Sa saga africaine Ségou (Les murailles de terre en 1984, puis La terre en miettes en 1985), qui suit une famille de nobles bambara de 1797 à 1860 dans un Mali tourmenté, deviennent rapidement des bestsellers. À partir de 1985, elle enseigne à l’université Columbia (jusqu’en 2002), et vit entre New York et la Guadeloupe, s’intéressant de plus en plus aux tensions entre le féminisme occidental qui feint de ne pas voir les couleurs et le black feminism porté par des Afro-Américaines.
L’autrice guadeloupéenne Maryse Condé, plus reconnue outre-Atlantique qu’en Hexagone
Avec Moi, Tituba, sorcière… Noire de Salem (1986, préfacée par Angela Davis dans sa version anglaise, livre parmi les plus étudiés aux États-Unis), Maryse Condé constitue une sorte d’autobiographie fictive d’un personnage historique originaire de la Barbade : Tituba Indien, guérisseuse devenue esclave condamnée en 1692 lors du procès des sorcières de Salem. Avec Célanire Cou-Coupé publié en 2000, roman fantastique autour d’une Guadeloupéenne qui arrive en Côte d’Ivoire en 1901 pour y enseigner, Maryse Condé continue d’utiliser la fiction comme un espace pour réparer et questionner l’invisibilisation des femmes noires de l’Histoire, de la négritude, de l’antillanité et de la créolité, ainsi que du féminisme occidental.

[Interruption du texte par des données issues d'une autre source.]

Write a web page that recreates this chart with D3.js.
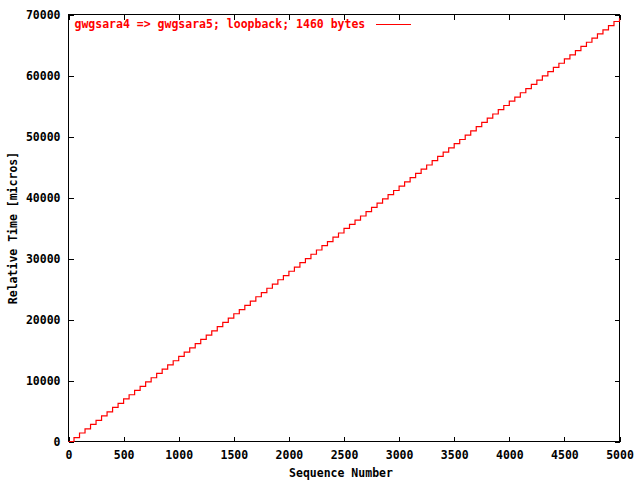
<!DOCTYPE html>
<html>
<head>
<meta charset="utf-8">
<script src="https://cdn.jsdelivr.net/npm/d3@7"></script>
<style>
  body { margin: 0; background: #fff; }
  text { font-family: "DejaVu Sans Mono", "Liberation Mono", monospace; font-weight: bold; font-size: 11.5px; }
</style>
</head>
<body>
<svg></svg>
<script>
/* sequence numbers (x) */
var seqNumbers = [
  0, 50, 100, 150, 200, 250, 300, 350, 400, 450,
  500, 550, 600, 650, 700, 750, 800, 850, 900, 950,
  1000, 1050, 1100, 1150, 1200, 1250, 1300, 1350, 1400, 1450,
  1500, 1550, 1600, 1650, 1700, 1750, 1800, 1850, 1900, 1950,
  2000, 2050, 2100, 2150, 2200, 2250, 2300, 2350, 2400, 2450,
  2500, 2550, 2600, 2650, 2700, 2750, 2800, 2850, 2900, 2950,
  3000, 3050, 3100, 3150, 3200, 3250, 3300, 3350, 3400, 3450,
  3500, 3550, 3600, 3650, 3700, 3750, 3800, 3850, 3900, 3950,
  4000, 4050, 4100, 4150, 4200, 4250, 4300, 4350, 4400, 4450,
  4500, 4550, 4600, 4650, 4700, 4750, 4800, 4850, 4900, 4950,
  5000
];

/* relative time in micros (y) */
var relTimes = [
  0, 620, 1390, 2060, 2800, 3460, 4190, 4870, 5590, 6250,
  6980, 7660, 8380, 9050, 9780, 10450, 11170, 11850, 12560, 13240,
  13960, 14640, 15350, 16040, 16750, 17430, 18150, 18830, 19540, 20230,
  20940, 21620, 22330, 23020, 23730, 24410, 25120, 25810, 26520, 27200,
  27910, 28600, 29310, 29990, 30700, 31390, 32100, 32780, 33490, 34180,
  34950, 35580, 36280, 36970, 37680, 38370, 39070, 39760, 40470, 41150,
  41860, 42550, 43250, 43940, 44650, 45330, 46040, 46730, 47430, 48120,
  48830, 49510, 50220, 50910, 51610, 52300, 53010, 53690, 54400, 55080,
  55790, 56470, 57170, 57860, 58560, 59240, 59940, 60620, 61330, 62010,
  62710, 63380, 64080, 64760, 65450, 66120, 66810, 67480, 68180, 68850,
  69380
];

var xTicks = [0, 500, 1000, 1500, 2000, 2500, 3000, 3500, 4000, 4500, 5000];
var yTicks = [0, 10000, 20000, 30000, 40000, 50000, 60000, 70000];
var legendLabel = "gwgsara4 => gwgsara5; loopback; 1460 bytes";

var width = 640;
var height = 480;
var plotLeft = 68.5, plotRight = 619.5, plotTop = 14.5, plotBottom = 441.5;

var svg = d3.select("svg").attr("width", width).attr("height", height);

var xScale = d3.scaleLinear().domain([0, 5000]).range([plotLeft, plotRight]);
var yScale = d3.scaleLinear().domain([0, 70000]).range([plotBottom, plotTop]);

/* axes, ticks pointing inward, mirrored on top and right */
var fmt = d3.format("d");
svg.append("g")
  .attr("transform", "translate(0," + plotBottom + ")")
  .call(d3.axisBottom(xScale).tickValues(xTicks).tickFormat(fmt).tickSizeInner(-5).tickSizeOuter(0).tickPadding(9));
svg.append("g")
  .attr("transform", "translate(0," + plotTop + ")")
  .call(d3.axisTop(xScale).tickValues(xTicks).tickFormat("").tickSizeInner(-5).tickSizeOuter(0));
svg.append("g")
  .attr("transform", "translate(" + plotLeft + ",0)")
  .call(d3.axisLeft(yScale).tickValues(yTicks).tickFormat(fmt).tickSizeInner(-5).tickSizeOuter(0).tickPadding(8));
svg.append("g")
  .attr("transform", "translate(" + plotRight + ",0)")
  .call(d3.axisRight(yScale).tickValues(yTicks).tickFormat("").tickSizeInner(-5).tickSizeOuter(0));

svg.selectAll(".domain").remove();
svg.selectAll(".tick line").attr("stroke", "#000").attr("shape-rendering", "crispEdges");
svg.selectAll(".tick text").attr("fill", "#000").style("font-size", "11.5px")
  .style("font-family", "'DejaVu Sans Mono', monospace").style("font-weight", "bold");

/* frame */
svg.append("rect")
  .attr("x", plotLeft).attr("y", plotTop)
  .attr("width", plotRight - plotLeft).attr("height", plotBottom - plotTop)
  .attr("fill", "none").attr("stroke", "#000")
  .attr("shape-rendering", "crispEdges");

/* staircase line */
var line = d3.line()
  .x(function (d, i) { return xScale(seqNumbers[i]); })
  .y(function (d) { return yScale(d); })
  .curve(d3.curveStepAfter);

svg.append("path")
  .datum(relTimes)
  .attr("d", line)
  .attr("fill", "none")
  .attr("stroke", "#ff0000")
  .attr("stroke-width", 1.2);

/* legend */
svg.append("text")
  .attr("x", 74.5).attr("y", 28)
  .attr("fill", "#ff0000")
  .text(legendLabel);
svg.append("line")
  .attr("x1", 376).attr("x2", 411)
  .attr("y1", 24.5).attr("y2", 24.5)
  .attr("stroke", "#ff0000")
  .attr("shape-rendering", "crispEdges");

/* axis titles */
svg.append("text")
  .attr("x", 341).attr("y", 477)
  .attr("text-anchor", "middle")
  .text("Sequence Number");
svg.append("text")
  .attr("transform", "translate(17,228) rotate(-90)")
  .attr("text-anchor", "middle")
  .text("Relative Time [micros]");
</script>
</body>
</html>
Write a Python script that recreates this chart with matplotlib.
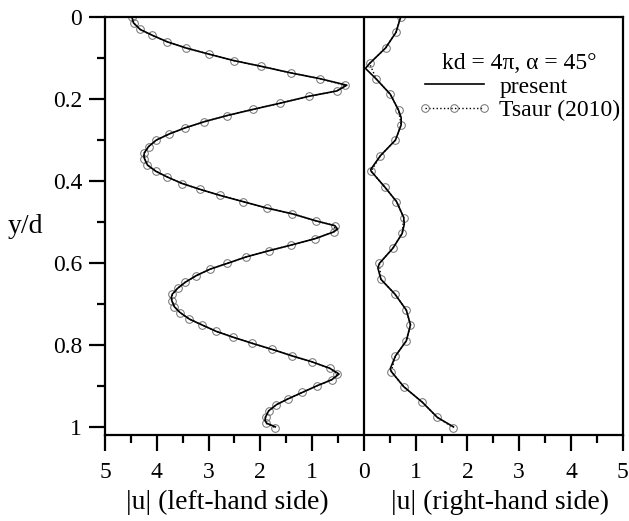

Maryse Condé préside en 2004 le Comité pour la mémoire de l’esclavage, pour l’application de la loi Taubira qui a reconnu en 2001 la traite négrière et l’esclavage comme crimes contre l’humanité. En parallèle de sa carrière universitaire aux États-Unis, elle enchaîne les romans comme La Vie scélérate (1987), La Colonie du Nouveau Monde (1993), La Migration des cœurs (1995), Desirada (1997), La Belle Créole (2001), ou encore Histoire de la femme cannibale (2003), qui lui assurent une notoriété plus importante outre-Atlantique qu’en Hexagone.
Outre quelques pièces de théâtre et livres pour enfants, l’autrice publie en 2012, à 75 ans, un essai autobiographique sur la littérature, La Vie sans fards qui s’ouvre sur une question : « Pourquoi faut-il que toute tentative de se raconter aboutisse à un fatras de demi-vérités ? » En 2018, Maryse Condé reçoit le « prix Nobel alternatif de littérature », décerné par la Nouvelle Académie. La professeure émérite a vécu sa fin de vie à Gordes, dans le Vaucluse, avec son mari, une assistance médicale, et toujours plus de questions sur ce que veut dire écrire.